Consider this binary tree node, and the evil things we can do with it.

class Node{public:    Node* GetParent() const;    Node* GetLeftChild() const;    Node* GetRightChild() const;};Node* evilly_subvert_constness(Node const* node){    return node->GetLeftChild()->GetParent();}

Ew, right? We might be tempted to do this:
class Node{public:    Node* GetParent();    Node const* GetParent() const;    Node* GetLeftChild();    Node const* GetLeftChild() const;    Node* GetRightChild();    Node const* GetRightChild() const;};

But that's not quite right either. Pointing const-ly to a Node says we're not gonna change it, but it doesn't -- and shouldn't -- say we can't change the things it knows about. It kinda feels right to restrict the interface in this way, but the fact that these are restrictions we're adding suggests that C++ doesn't think of constness as being quite this strong.

Also consider this:
Node const* find_closest_male_descendant_named_Frances(Node const* node);

Which is fine if we just want to inspect that relative. But what if we want to change it? We could make a non-const version of the code (requiring, BTW, the wholesale copy and paste and s/const//g of 18 auxiliary functions, representing 1300 lines of code, YIKES) but that doesn't feel right either, because all this searching in the family tree really SHOULD be guaranteed not to change anything.

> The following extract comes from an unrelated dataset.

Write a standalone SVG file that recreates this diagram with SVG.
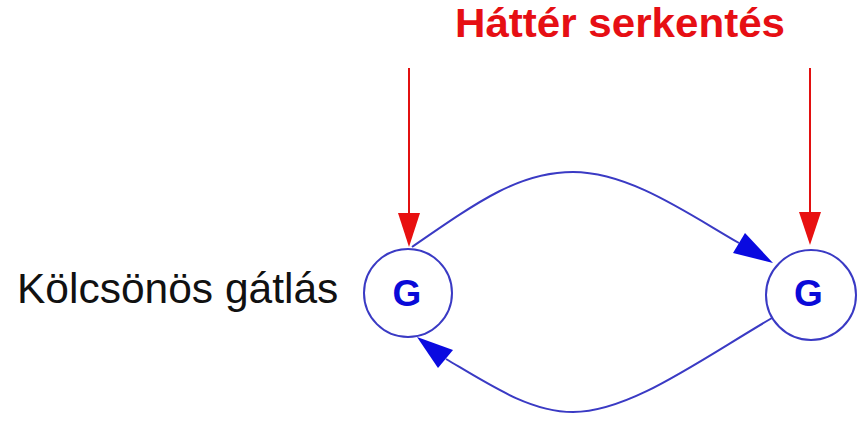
<svg xmlns="http://www.w3.org/2000/svg" width="859" height="421" viewBox="0 0 859 421">
<style>
.node{fill:#fff;stroke:#3a3ac4;stroke-width:2}
.g{font-family:"Liberation Sans",Arial,sans-serif;font-weight:bold;font-size:37px;fill:#0a0ad8;text-anchor:middle}
.edge{fill:none;stroke:#3a3ac4;stroke-width:2}
.head{fill:#0a0ae0}
.exc{stroke:#e21010;stroke-width:2;fill:none}
.exchead{fill:#e81010}
</style>
<rect width="859" height="421" fill="#fff"/>
<text x="455" y="37" font-family="Liberation Sans, Arial, sans-serif" font-weight="bold" font-size="40" fill="#e60f14" textLength="330" lengthAdjust="spacingAndGlyphs">Háttér serkentés</text>
<text id="label" x="17" y="303" font-family="Liberation Sans, Arial, sans-serif" font-size="42.5" fill="#111">Kölcsönös gátlás</text>
<g id="connectors">
<path class="edge" d="M412,247 C480,200 520,172 573,172 C630,172 690,215 739,243"/>
<polygon class="head" points="733,253 745,233 773,263"/>
<path class="edge" d="M772,318 C700,360 630,412 573,412 C530,412 490,385 446,359"/>
<polygon class="head" points="438,368 453,350 417,337"/>
<line class="exc" x1="409" y1="68" x2="409" y2="215"/>
<polygon class="exchead" points="398,213 420,213 409,247"/>
<line class="exc" x1="810" y1="68" x2="810" y2="214"/>
<polygon class="exchead" points="799,212 821,212 810,245"/>
</g>
<g id="node-left">
<circle class="node" cx="408" cy="293" r="44"/>
<text class="g" x="407" y="306">G</text>
</g>
<g id="node-right">
<circle class="node" cx="811" cy="295" r="45"/>
<text class="g" x="808.5" y="306">G</text>
</g>
</svg>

What we really want is a way to talk about const-ness context for the family tree as a whole. Either we are a piece of code which is allowed to make babies and give them to people, or we are not. If we are, fine, all the code we need operates on const*s and returns const*s. If we are, however, all the constness in the world should not keep us from controlling Nodes that are under our control.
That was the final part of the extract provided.